È tempo che gli archeologi sardi la finiscano di chiamare
“faretrine” le custodie dei pugnaletti nuragici. Infatti la “faretra”
era la custodia delle frecce, che si teneva appesa alle spalle dei
guerrieri, mentre la custodia dei pugnali si dice “guaina” ed era
appesa alla cinta.
Essi commettono un altro errore di lingua italiana quando chiamano
“stele centinata” quella delle tombe di gigante e pure di alcune domos de janas. In italiano invece centinato-a
significa «sostenuto-a da una impalcatura di legno o di ferro», che è
un significato nient'affatto riferibile ad un monumento nuragico in
pietra. In realtà la sagoma della stele indica la “porta
dell'oltretomba”, secondo un'antichissima simbologia degli Egizi, che è
entrata anche fra gli Etruschi. La lunetta superiore della stele
simboleggia la finestrella di scarico della porta.
In lingua sarda e precisamente in logudorese «la casa» si dice sa domo al singolare e sas domos al plurale, invece in campidanese si dice sa domu al singolare e is domus al plurale. È pertanto errato dire una domus, dato che questa frase corrisponderebbe a quella italiana una case.
Il vocabolo sardo su/sa mere, su/sa meri «il padrone, la
padrona; il signore, la signora» non ha nulla a che fare con l'antica
lingua egizia (Ugas pag. 408), mentre è una acquisizione recente
dall'antico francese maire «maggiore», il quale deriva dal lat. maiore(m) (REW).
È cosa nota che la lingua francese era quella adoperata nella Corte dei
Savoia e inoltre era quella dei nobili, ufficiali, impiegati e
intellettuali piemontesi. Ebbene sono stai proprio questi, ad iniziare
dal '700, a fare entrare nella lingua sarda il vocabolo francese maire.
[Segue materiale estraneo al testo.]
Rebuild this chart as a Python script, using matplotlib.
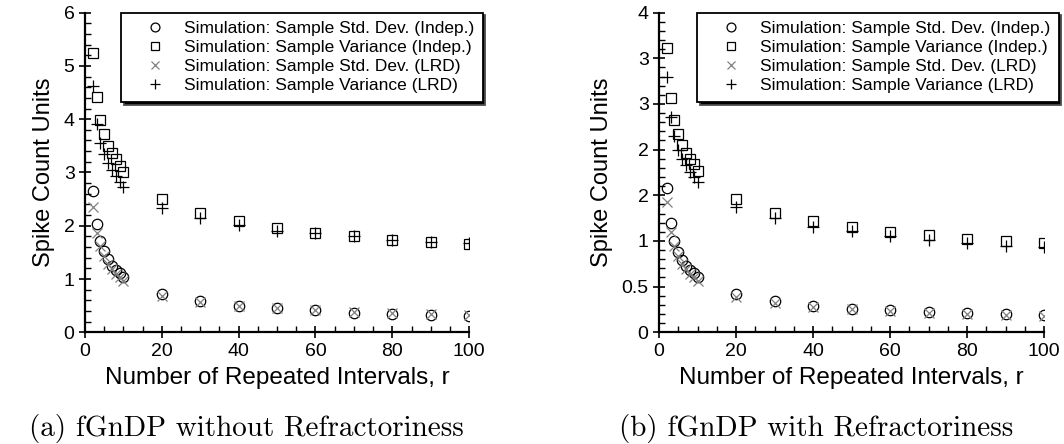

Ed è perfino curioso che in quella zona molto conservativa che era ed è
l'Ogliastra sono tuttora conservati per il vocabolo in questione non
solo il significato, ma pure la grafia: su màire.
Fa male Giovanni Ugas ad esprimere dubbi sul significato dei Tirreni, Tirseni come «costruttori di torri, torriani, torrigiani». Da una parte infatti alla duplicità formale dei Tirreni, Tirseni corrisponde esattamente la duplicità della loro base týrris, týrsis
«torre», dall'altra il notevole e sorprendente numero di «torri
nuragiche» costruite dai nostri progenitori nell'isola come nessun
altro popolo e in nessun'altra terra; dall'altra infine la chiara e
precisa testimonianza di quell'autorevole geografo e storico che fu
Strabone (V, 2, 7), il quale, parlando dei Sardi originari, aveva detto
espressamente d' ḗsan de Tyrrenói «ed erano Tirreni».
Inoltre stupisce grandemente il fatto che uno studioso scrupoloso e
attento come è Giovanni Ugas abbia accettato la storiella dei
“Guerrieri pugilatori”, i quali porterebbero i guantoni da pugili e uno
scudo sulla testa per difendersi dai colpi degli avversari. A lui non
doveva sfuggire che quell'acuto e autorevole archeologo che fu Doro
Levi aveva giudicato il noto bronzetto di Dorgali come quello di un
cuoiaio che porta un guantone per difendere la mano e il polso dai
colpi errati del trincetto e del punteruolo e sulla testa un cuoio di
bovino offerto a una divinità. Floscio e pieghevole come risulta nel
bronzetto, quell'oggetto non poteva affatto essere uno scudo, il quale
per sua natura è sempre solido e rigido e mai floscio. E neppure scudo
protettivo è quello che “ridevolmente” è stato ricostruito sulla testa
di un guerriero di Monti Prama, in cemento armato con una struttura
metallica! oggetto che sfida l'intelligenza dei visitatori del museo
che lo conserva. Un “parapioggia” come questo non sarebbe stato
possibile col tipo di roccia con cui sono stati scolpiti tutti i
guerrieri di Monti Prama, l'arenaria!
Infine mentre l'ho l'obbligo di ringraziare il collega G. Ugas per
avere citato il mio studio sui Sardi fra i Popoli del mare dell'anno
1980, non lo posso invece ringraziare per aver egli ignorato un mio
intero libro intitolato «Gli antichi Sardi fra i “Popoli del Mare”»,
pubblicato a Selargius nel 2011 dalla editrice Domus de Janas.